#### Do this
Repeat all of the material below exactly as written, images excluded.

#### Data extract
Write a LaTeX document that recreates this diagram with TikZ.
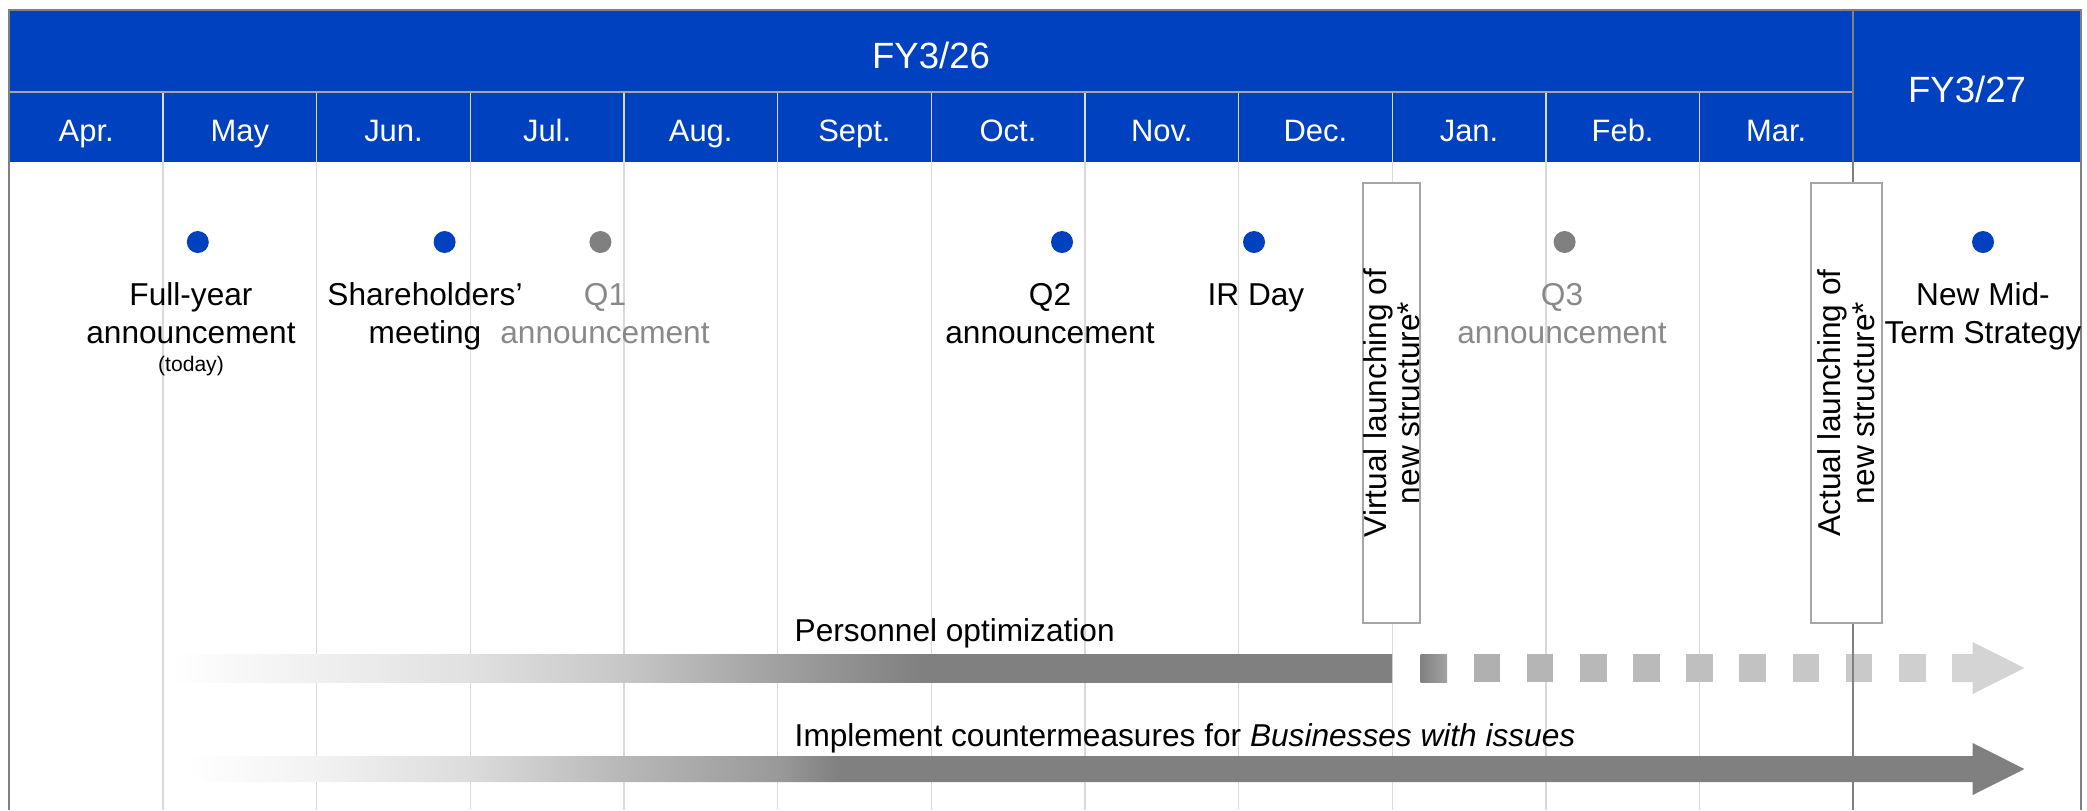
\documentclass[tikz,border=0pt]{standalone}
\usepackage{fontspec}
\setmainfont{Liberation Sans}
\usepackage{tikz}
\usepackage{xcolor}

\definecolor{hdrblue}{RGB}{0,65,192}
\definecolor{midgray}{RGB}{128,128,128}
\definecolor{textgray}{RGB}{137,137,137}
\definecolor{gridgray}{RGB}{217,217,217}
\definecolor{boxgray}{RGB}{166,166,166}

% fade-in of the two action bars
\pgfdeclarehorizontalshading{personnelfade}{100bp}{color(0bp)=(white); color(25bp)=(white);
  color(30.9bp)=(black!6); color(37.2bp)=(black!12); color(43.5bp)=(black!22);
  color(49.8bp)=(black!37); color(55.7bp)=(midgray); color(100bp)=(midgray)}
\pgfdeclarehorizontalshading{measuresfade}{100bp}{color(0bp)=(white); color(25bp)=(white);
  color(28.5bp)=(black!5); color(32.7bp)=(black!14); color(36.8bp)=(black!28);
  color(41.1bp)=(black!40); color(42.7bp)=(midgray); color(100bp)=(midgray)}

\begin{document}
\begin{tikzpicture}[
  month/.style={text=white, font=\fontsize{8.8}{10}\selectfont, anchor=base, inner sep=0pt},
  fy/.style={text=white, font=\fontsize{10.4}{12}\selectfont, anchor=base, inner sep=0pt},
  event/.style={font=\fontsize{9}{10.8}\selectfont, align=center, anchor=base, inner sep=0pt},
  dot/.style={circle, fill=hdrblue, minimum size=0.22cm, inner sep=0pt},
  launchbox/.style={draw=boxgray, line width=0.6pt, fill=white, minimum height=4.40cm, inner sep=0pt},
  launchtext/.style={rotate=90, align=center, inner sep=0pt, font=\fontsize{9}{9.5}\selectfont},
  barlabel/.style={anchor=base west, inner sep=0pt, font=\fontsize{9}{10.8}\selectfont}
]
 \useasboundingbox (0,0) rectangle (20.87,-8.10);

 % header band
 \fill[hdrblue] (0.094,-0.10) rectangle (20.81,-1.62);

 % month grid
 \draw[gridgray, line width=0.4pt] (1.630,-0.92) -- (1.630,-8.10);
 \draw[gridgray, line width=0.4pt] (3.167,-0.92) -- (3.167,-8.10);
 \draw[gridgray, line width=0.4pt] (4.703,-0.92) -- (4.703,-8.10);
 \draw[gridgray, line width=0.4pt] (6.240,-0.92) -- (6.240,-8.10);
 \draw[gridgray, line width=0.4pt] (7.776,-0.92) -- (7.776,-8.10);
 \draw[gridgray, line width=0.4pt] (9.312,-0.92) -- (9.312,-8.10);
 \draw[gridgray, line width=0.4pt] (10.849,-0.92) -- (10.849,-8.10);
 \draw[gridgray, line width=0.4pt] (12.385,-0.92) -- (12.385,-8.10);
 \draw[gridgray, line width=0.4pt] (13.922,-0.92) -- (13.922,-8.10);
 \draw[gridgray, line width=0.4pt] (15.458,-0.92) -- (15.458,-8.10);
 \draw[gridgray, line width=0.4pt] (16.994,-0.92) -- (16.994,-8.10);
 \draw[boxgray, line width=0.5pt] (0.094,-0.92) -- (18.531,-0.92);

 \node (fy26) [fy] at (9.31,-0.68) {FY3/26};
 \node (fy27) [fy] at (19.67,-1.02) {FY3/27};

 \node (apr) [month] at (0.862,-1.41) {Apr.};
 \node (may) [month] at (2.398,-1.41) {May};
 \node (jun) [month] at (3.935,-1.41) {Jun.};
 \node (jul) [month] at (5.471,-1.41) {Jul.};
 \node (aug) [month] at (7.007,-1.41) {Aug.};
 \node (sep) [month] at (8.544,-1.41) {Sept.};
 \node (oct) [month] at (10.080,-1.41) {Oct.};
 \node (nov) [month] at (11.617,-1.41) {Nov.};
 \node (dec) [month] at (13.153,-1.41) {Dec.};
 \node (jan) [month] at (14.690,-1.41) {Jan.};
 \node (feb) [month] at (16.226,-1.41) {Feb.};
 \node (mar) [month] at (17.762,-1.41) {Mar.};

 % personnel optimization
 \shade[shading=personnelfade] (1.72,-6.54) rectangle (13.92,-6.82);
 \shade[left color=midgray, right color=black!36] (14.205,-6.54) rectangle (14.471,-6.82);
 \fill[black!31] (14.737,-6.54) rectangle (15.003,-6.82);
 \fill[black!29] (15.268,-6.54) rectangle (15.534,-6.82);
 \fill[black!28] (15.800,-6.54) rectangle (16.066,-6.82);
 \fill[black!27] (16.331,-6.54) rectangle (16.597,-6.82);
 \fill[black!25] (16.863,-6.54) rectangle (17.129,-6.82);
 \fill[black!24] (17.394,-6.54) rectangle (17.660,-6.82);
 \fill[black!22] (17.926,-6.54) rectangle (18.192,-6.82);
 \fill[black!21] (18.457,-6.54) rectangle (18.723,-6.82);
 \fill[black!19] (18.989,-6.54) rectangle (19.255,-6.82);
 \fill[black!17] (19.520,-6.54) -- (19.727,-6.54) -- (19.727,-6.42) -- (20.244,-6.68)
   -- (19.727,-6.94) -- (19.727,-6.82) -- (19.520,-6.82) -- cycle;
 \node (personnel) [barlabel] at (7.94,-6.41) {Personnel optimization};

 % countermeasures
 \shade[shading=measuresfade] (1.88,-7.56) -- (19.727,-7.56) -- (19.727,-7.43) -- (20.244,-7.69)
   -- (19.727,-7.95) -- (19.727,-7.82) -- (1.88,-7.82) -- cycle;
 \node (measures) [barlabel] at (7.94,-7.46) {Implement countermeasures for \textit{Businesses with issues}};

 % fiscal year boundary and frame
 \draw[midgray, line width=0.5pt] (18.531,-0.10) -- (18.531,-8.10);
 \draw[midgray, line width=0.6pt] (0.094,-8.10) -- (0.094,-0.10) -- (20.81,-0.10) -- (20.81,-8.10);

 % new structure
 \node (virtual) [launchbox, minimum width=0.57cm] at (13.914,-4.03) {};
 \node (virtualtext) [launchtext] at (virtual.center) {Virtual launching of\\new structure*};
 \node (actual) [launchbox, minimum width=0.71cm] at (18.462,-4.03) {};
 \node (actualtext) [launchtext] at (actual.center) {Actual launching of\\new structure*};

 % events
 \node (fulldot) [dot] at (1.978,-2.42) {};
 \node (fullyear) [event] at (1.91,-3.43) {Full-year\\announcement};
 \node (today) [event, font=\fontsize{6}{7}\selectfont] at (1.91,-3.71) {(today)};
 \node (agmdot) [dot] at (4.446,-2.42) {};
 \node (agm) [event] at (4.25,-3.43) {Shareholders’\\meeting};
 \node (q1dot) [dot, fill=midgray] at (6.004,-2.42) {};
 \node (q1) [event, text=textgray] at (6.05,-3.43) {Q1\\announcement};
 \node (q2dot) [dot] at (10.62,-2.42) {};
 \node (q2) [event] at (10.50,-3.43) {Q2\\announcement};
 \node (irdot) [dot] at (12.54,-2.42) {};
 \node (irday) [event] at (12.56,-3.05) {IR Day};
 \node (q3dot) [dot, fill=midgray] at (15.646,-2.42) {};
 \node (q3) [event, text=textgray] at (15.62,-3.43) {Q3\\announcement};
 \node (strategydot) [dot] at (19.83,-2.42) {};
 \node (strategy) [event] at (19.83,-3.43) {New Mid-\\Term Strategy};
\end{tikzpicture}
\end{document}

#### Complete answer
Write a LaTeX document that recreates this diagram with TikZ.
\documentclass[tikz,border=0pt]{standalone}
\usepackage{fontspec}
\setmainfont{Liberation Sans}
\usepackage{tikz}
\usepackage{xcolor}

\definecolor{hdrblue}{RGB}{0,65,192}
\definecolor{midgray}{RGB}{128,128,128}
\definecolor{textgray}{RGB}{137,137,137}
\definecolor{gridgray}{RGB}{217,217,217}
\definecolor{boxgray}{RGB}{166,166,166}

% fade-in of the two action bars
\pgfdeclarehorizontalshading{personnelfade}{100bp}{color(0bp)=(white); color(25bp)=(white);
  color(30.9bp)=(black!6); color(37.2bp)=(black!12); color(43.5bp)=(black!22);
  color(49.8bp)=(black!37); color(55.7bp)=(midgray); color(100bp)=(midgray)}
\pgfdeclarehorizontalshading{measuresfade}{100bp}{color(0bp)=(white); color(25bp)=(white);
  color(28.5bp)=(black!5); color(32.7bp)=(black!14); color(36.8bp)=(black!28);
  color(41.1bp)=(black!40); color(42.7bp)=(midgray); color(100bp)=(midgray)}

\begin{document}
\begin{tikzpicture}[
  month/.style={text=white, font=\fontsize{8.8}{10}\selectfont, anchor=base, inner sep=0pt},
  fy/.style={text=white, font=\fontsize{10.4}{12}\selectfont, anchor=base, inner sep=0pt},
  event/.style={font=\fontsize{9}{10.8}\selectfont, align=center, anchor=base, inner sep=0pt},
  dot/.style={circle, fill=hdrblue, minimum size=0.22cm, inner sep=0pt},
  launchbox/.style={draw=boxgray, line width=0.6pt, fill=white, minimum height=4.40cm, inner sep=0pt},
  launchtext/.style={rotate=90, align=center, inner sep=0pt, font=\fontsize{9}{9.5}\selectfont},
  barlabel/.style={anchor=base west, inner sep=0pt, font=\fontsize{9}{10.8}\selectfont}
]
 \useasboundingbox (0,0) rectangle (20.87,-8.10);

 % header band
 \fill[hdrblue] (0.094,-0.10) rectangle (20.81,-1.62);

 % month grid
 \draw[gridgray, line width=0.4pt] (1.630,-0.92) -- (1.630,-8.10);
 \draw[gridgray, line width=0.4pt] (3.167,-0.92) -- (3.167,-8.10);
 \draw[gridgray, line width=0.4pt] (4.703,-0.92) -- (4.703,-8.10);
 \draw[gridgray, line width=0.4pt] (6.240,-0.92) -- (6.240,-8.10);
 \draw[gridgray, line width=0.4pt] (7.776,-0.92) -- (7.776,-8.10);
 \draw[gridgray, line width=0.4pt] (9.312,-0.92) -- (9.312,-8.10);
 \draw[gridgray, line width=0.4pt] (10.849,-0.92) -- (10.849,-8.10);
 \draw[gridgray, line width=0.4pt] (12.385,-0.92) -- (12.385,-8.10);
 \draw[gridgray, line width=0.4pt] (13.922,-0.92) -- (13.922,-8.10);
 \draw[gridgray, line width=0.4pt] (15.458,-0.92) -- (15.458,-8.10);
 \draw[gridgray, line width=0.4pt] (16.994,-0.92) -- (16.994,-8.10);
 \draw[boxgray, line width=0.5pt] (0.094,-0.92) -- (18.531,-0.92);

 \node (fy26) [fy] at (9.31,-0.68) {FY3/26};
 \node (fy27) [fy] at (19.67,-1.02) {FY3/27};

 \node (apr) [month] at (0.862,-1.41) {Apr.};
 \node (may) [month] at (2.398,-1.41) {May};
 \node (jun) [month] at (3.935,-1.41) {Jun.};
 \node (jul) [month] at (5.471,-1.41) {Jul.};
 \node (aug) [month] at (7.007,-1.41) {Aug.};
 \node (sep) [month] at (8.544,-1.41) {Sept.};
 \node (oct) [month] at (10.080,-1.41) {Oct.};
 \node (nov) [month] at (11.617,-1.41) {Nov.};
 \node (dec) [month] at (13.153,-1.41) {Dec.};
 \node (jan) [month] at (14.690,-1.41) {Jan.};
 \node (feb) [month] at (16.226,-1.41) {Feb.};
 \node (mar) [month] at (17.762,-1.41) {Mar.};

 % personnel optimization
 \shade[shading=personnelfade] (1.72,-6.54) rectangle (13.92,-6.82);
 \shade[left color=midgray, right color=black!36] (14.205,-6.54) rectangle (14.471,-6.82);
 \fill[black!31] (14.737,-6.54) rectangle (15.003,-6.82);
 \fill[black!29] (15.268,-6.54) rectangle (15.534,-6.82);
 \fill[black!28] (15.800,-6.54) rectangle (16.066,-6.82);
 \fill[black!27] (16.331,-6.54) rectangle (16.597,-6.82);
 \fill[black!25] (16.863,-6.54) rectangle (17.129,-6.82);
 \fill[black!24] (17.394,-6.54) rectangle (17.660,-6.82);
 \fill[black!22] (17.926,-6.54) rectangle (18.192,-6.82);
 \fill[black!21] (18.457,-6.54) rectangle (18.723,-6.82);
 \fill[black!19] (18.989,-6.54) rectangle (19.255,-6.82);
 \fill[black!17] (19.520,-6.54) -- (19.727,-6.54) -- (19.727,-6.42) -- (20.244,-6.68)
   -- (19.727,-6.94) -- (19.727,-6.82) -- (19.520,-6.82) -- cycle;
 \node (personnel) [barlabel] at (7.94,-6.41) {Personnel optimization};

 % countermeasures
 \shade[shading=measuresfade] (1.88,-7.56) -- (19.727,-7.56) -- (19.727,-7.43) -- (20.244,-7.69)
   -- (19.727,-7.95) -- (19.727,-7.82) -- (1.88,-7.82) -- cycle;
 \node (measures) [barlabel] at (7.94,-7.46) {Implement countermeasures for \textit{Businesses with issues}};

 % fiscal year boundary and frame
 \draw[midgray, line width=0.5pt] (18.531,-0.10) -- (18.531,-8.10);
 \draw[midgray, line width=0.6pt] (0.094,-8.10) -- (0.094,-0.10) -- (20.81,-0.10) -- (20.81,-8.10);

 % new structure
 \node (virtual) [launchbox, minimum width=0.57cm] at (13.914,-4.03) {};
 \node (virtualtext) [launchtext] at (virtual.center) {Virtual launching of\\new structure*};
 \node (actual) [launchbox, minimum width=0.71cm] at (18.462,-4.03) {};
 \node (actualtext) [launchtext] at (actual.center) {Actual launching of\\new structure*};

 % events
 \node (fulldot) [dot] at (1.978,-2.42) {};
 \node (fullyear) [event] at (1.91,-3.43) {Full-year\\announcement};
 \node (today) [event, font=\fontsize{6}{7}\selectfont] at (1.91,-3.71) {(today)};
 \node (agmdot) [dot] at (4.446,-2.42) {};
 \node (agm) [event] at (4.25,-3.43) {Shareholders’\\meeting};
 \node (q1dot) [dot, fill=midgray] at (6.004,-2.42) {};
 \node (q1) [event, text=textgray] at (6.05,-3.43) {Q1\\announcement};
 \node (q2dot) [dot] at (10.62,-2.42) {};
 \node (q2) [event] at (10.50,-3.43) {Q2\\announcement};
 \node (irdot) [dot] at (12.54,-2.42) {};
 \node (irday) [event] at (12.56,-3.05) {IR Day};
 \node (q3dot) [dot, fill=midgray] at (15.646,-2.42) {};
 \node (q3) [event, text=textgray] at (15.62,-3.43) {Q3\\announcement};
 \node (strategydot) [dot] at (19.83,-2.42) {};
 \node (strategy) [event] at (19.83,-3.43) {New Mid-\\Term Strategy};
\end{tikzpicture}
\end{document}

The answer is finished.